**Directive**
From the entries below, reproduce exactly the line containing "Rebuild this chart", the line containing "right_curve_y = [433, 433, 187, 187]", and every line in between, with nothing added.

**Records to process**
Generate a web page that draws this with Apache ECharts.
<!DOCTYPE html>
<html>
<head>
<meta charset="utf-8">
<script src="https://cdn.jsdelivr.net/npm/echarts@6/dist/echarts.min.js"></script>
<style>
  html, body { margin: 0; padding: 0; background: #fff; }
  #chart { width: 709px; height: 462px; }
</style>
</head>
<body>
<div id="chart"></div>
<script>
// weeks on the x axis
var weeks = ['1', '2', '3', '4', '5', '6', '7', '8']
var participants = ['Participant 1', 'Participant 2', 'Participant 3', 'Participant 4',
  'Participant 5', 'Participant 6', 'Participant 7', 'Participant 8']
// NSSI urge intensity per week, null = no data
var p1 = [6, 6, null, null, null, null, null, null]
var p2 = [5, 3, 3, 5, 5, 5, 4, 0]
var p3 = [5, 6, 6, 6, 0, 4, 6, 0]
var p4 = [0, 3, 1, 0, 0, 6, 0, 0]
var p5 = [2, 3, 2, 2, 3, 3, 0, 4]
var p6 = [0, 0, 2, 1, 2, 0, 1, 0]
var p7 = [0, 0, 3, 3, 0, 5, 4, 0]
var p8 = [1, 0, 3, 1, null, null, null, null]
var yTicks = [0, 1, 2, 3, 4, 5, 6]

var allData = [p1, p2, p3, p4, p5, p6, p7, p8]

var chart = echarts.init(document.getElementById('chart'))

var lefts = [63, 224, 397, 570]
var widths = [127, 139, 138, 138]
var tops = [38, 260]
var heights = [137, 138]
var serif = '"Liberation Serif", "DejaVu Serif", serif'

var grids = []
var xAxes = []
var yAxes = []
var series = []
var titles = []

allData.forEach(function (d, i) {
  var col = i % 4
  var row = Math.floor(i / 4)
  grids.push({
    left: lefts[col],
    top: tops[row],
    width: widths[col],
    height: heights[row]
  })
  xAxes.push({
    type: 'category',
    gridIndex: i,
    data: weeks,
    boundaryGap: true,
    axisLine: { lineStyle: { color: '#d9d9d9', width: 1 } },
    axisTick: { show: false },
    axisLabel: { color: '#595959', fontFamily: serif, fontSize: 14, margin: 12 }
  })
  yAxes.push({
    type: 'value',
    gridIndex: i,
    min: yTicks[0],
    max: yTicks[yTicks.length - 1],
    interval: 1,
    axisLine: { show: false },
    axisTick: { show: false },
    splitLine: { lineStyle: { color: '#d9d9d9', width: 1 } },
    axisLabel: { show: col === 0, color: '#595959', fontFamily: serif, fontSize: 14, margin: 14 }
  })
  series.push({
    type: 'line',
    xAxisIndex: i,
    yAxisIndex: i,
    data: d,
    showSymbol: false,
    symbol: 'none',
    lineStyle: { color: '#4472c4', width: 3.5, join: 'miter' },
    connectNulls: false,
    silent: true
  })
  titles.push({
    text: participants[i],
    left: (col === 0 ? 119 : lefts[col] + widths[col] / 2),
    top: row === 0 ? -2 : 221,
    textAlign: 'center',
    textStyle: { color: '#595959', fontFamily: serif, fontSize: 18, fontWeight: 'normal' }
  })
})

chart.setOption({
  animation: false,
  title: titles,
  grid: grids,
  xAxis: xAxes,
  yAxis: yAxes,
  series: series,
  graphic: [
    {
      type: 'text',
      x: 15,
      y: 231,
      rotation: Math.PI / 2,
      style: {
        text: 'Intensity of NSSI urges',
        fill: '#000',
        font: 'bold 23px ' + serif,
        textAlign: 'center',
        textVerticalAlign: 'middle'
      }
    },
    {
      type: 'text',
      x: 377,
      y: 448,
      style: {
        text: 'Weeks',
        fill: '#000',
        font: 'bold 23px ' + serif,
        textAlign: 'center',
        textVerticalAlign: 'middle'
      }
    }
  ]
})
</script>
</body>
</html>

==

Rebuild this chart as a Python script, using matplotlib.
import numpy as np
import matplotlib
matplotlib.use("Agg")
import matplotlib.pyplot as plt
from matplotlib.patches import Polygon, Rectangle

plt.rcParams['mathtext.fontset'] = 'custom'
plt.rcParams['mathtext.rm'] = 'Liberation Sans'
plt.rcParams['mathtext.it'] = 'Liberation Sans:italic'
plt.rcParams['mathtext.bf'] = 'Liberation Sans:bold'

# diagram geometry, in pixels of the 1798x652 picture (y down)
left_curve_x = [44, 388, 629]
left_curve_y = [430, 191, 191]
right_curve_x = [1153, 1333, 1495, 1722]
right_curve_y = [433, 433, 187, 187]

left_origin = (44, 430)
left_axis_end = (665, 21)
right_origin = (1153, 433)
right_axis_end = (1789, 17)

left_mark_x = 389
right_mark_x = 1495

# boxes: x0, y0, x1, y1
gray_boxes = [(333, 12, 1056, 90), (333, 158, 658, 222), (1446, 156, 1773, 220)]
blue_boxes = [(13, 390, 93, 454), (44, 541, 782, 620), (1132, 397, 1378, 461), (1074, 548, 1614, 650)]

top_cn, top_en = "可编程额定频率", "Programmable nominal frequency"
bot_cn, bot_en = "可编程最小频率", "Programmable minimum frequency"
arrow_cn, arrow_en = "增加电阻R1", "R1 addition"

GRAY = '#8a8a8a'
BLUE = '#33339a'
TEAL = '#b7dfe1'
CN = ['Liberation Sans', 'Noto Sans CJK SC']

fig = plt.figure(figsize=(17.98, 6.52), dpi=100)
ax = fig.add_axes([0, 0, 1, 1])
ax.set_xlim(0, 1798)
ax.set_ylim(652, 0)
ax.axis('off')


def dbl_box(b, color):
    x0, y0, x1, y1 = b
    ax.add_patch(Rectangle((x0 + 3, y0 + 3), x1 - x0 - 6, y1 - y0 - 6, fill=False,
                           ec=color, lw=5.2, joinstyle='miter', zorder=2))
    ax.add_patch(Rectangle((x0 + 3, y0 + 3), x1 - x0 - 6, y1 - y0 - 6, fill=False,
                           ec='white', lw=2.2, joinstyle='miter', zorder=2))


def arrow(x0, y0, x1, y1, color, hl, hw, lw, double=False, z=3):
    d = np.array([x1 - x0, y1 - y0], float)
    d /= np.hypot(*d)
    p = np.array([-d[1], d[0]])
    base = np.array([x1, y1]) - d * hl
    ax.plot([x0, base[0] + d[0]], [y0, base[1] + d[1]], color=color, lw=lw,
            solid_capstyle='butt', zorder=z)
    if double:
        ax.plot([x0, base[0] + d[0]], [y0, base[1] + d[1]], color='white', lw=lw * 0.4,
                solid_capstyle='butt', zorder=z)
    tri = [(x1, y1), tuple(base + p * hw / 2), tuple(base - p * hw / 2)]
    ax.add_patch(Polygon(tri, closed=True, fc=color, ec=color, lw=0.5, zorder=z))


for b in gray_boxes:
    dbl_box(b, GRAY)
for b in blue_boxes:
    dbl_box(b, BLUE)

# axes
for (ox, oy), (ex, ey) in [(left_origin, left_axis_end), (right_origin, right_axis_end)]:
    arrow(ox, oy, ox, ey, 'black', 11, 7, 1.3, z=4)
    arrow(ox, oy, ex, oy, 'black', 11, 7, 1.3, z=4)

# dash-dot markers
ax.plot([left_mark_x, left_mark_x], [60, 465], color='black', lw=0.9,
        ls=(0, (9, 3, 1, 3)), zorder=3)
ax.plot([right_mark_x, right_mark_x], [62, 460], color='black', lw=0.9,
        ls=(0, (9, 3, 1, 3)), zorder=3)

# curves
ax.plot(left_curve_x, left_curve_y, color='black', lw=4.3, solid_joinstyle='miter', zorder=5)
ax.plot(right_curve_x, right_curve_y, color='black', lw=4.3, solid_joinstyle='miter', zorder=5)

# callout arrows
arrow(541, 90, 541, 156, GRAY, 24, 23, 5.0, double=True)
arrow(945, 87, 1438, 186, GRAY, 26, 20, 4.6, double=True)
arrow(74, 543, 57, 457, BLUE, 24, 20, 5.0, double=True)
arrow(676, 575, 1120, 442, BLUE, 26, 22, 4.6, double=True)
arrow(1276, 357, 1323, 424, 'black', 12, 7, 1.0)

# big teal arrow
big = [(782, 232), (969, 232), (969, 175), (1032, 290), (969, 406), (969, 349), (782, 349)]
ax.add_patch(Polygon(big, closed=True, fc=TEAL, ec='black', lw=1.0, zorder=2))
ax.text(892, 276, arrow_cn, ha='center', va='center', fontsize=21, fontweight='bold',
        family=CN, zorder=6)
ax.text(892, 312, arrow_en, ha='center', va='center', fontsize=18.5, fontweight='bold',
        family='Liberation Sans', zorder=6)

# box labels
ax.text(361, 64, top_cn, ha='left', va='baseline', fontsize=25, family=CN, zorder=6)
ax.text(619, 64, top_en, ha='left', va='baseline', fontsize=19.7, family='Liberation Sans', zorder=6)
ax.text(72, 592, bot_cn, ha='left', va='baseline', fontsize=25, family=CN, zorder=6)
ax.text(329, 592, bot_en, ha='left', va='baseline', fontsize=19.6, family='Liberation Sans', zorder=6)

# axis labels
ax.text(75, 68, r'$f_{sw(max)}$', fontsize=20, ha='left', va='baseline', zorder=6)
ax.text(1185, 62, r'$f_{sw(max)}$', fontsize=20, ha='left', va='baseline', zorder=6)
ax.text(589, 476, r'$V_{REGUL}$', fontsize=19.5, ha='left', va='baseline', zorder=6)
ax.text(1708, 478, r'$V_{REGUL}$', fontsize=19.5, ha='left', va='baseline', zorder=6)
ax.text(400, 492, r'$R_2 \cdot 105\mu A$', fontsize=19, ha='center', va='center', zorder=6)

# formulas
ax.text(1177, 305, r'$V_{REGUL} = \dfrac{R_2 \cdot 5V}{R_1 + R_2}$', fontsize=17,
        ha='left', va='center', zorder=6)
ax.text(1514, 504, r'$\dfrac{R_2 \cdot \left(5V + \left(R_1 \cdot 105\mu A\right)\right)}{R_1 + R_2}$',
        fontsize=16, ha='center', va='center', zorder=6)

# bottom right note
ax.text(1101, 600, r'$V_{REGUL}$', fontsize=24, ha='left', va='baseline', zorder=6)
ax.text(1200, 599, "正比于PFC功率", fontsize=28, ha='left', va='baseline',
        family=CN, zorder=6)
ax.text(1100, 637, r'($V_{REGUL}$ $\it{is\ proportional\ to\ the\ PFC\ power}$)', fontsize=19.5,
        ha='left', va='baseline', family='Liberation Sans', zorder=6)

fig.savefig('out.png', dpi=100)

**Full output**
Rebuild this chart as a Python script, using matplotlib.
import numpy as np
import matplotlib
matplotlib.use("Agg")
import matplotlib.pyplot as plt
from matplotlib.patches import Polygon, Rectangle

plt.rcParams['mathtext.fontset'] = 'custom'
plt.rcParams['mathtext.rm'] = 'Liberation Sans'
plt.rcParams['mathtext.it'] = 'Liberation Sans:italic'
plt.rcParams['mathtext.bf'] = 'Liberation Sans:bold'

# diagram geometry, in pixels of the 1798x652 picture (y down)
left_curve_x = [44, 388, 629]
left_curve_y = [430, 191, 191]
right_curve_x = [1153, 1333, 1495, 1722]
right_curve_y = [433, 433, 187, 187]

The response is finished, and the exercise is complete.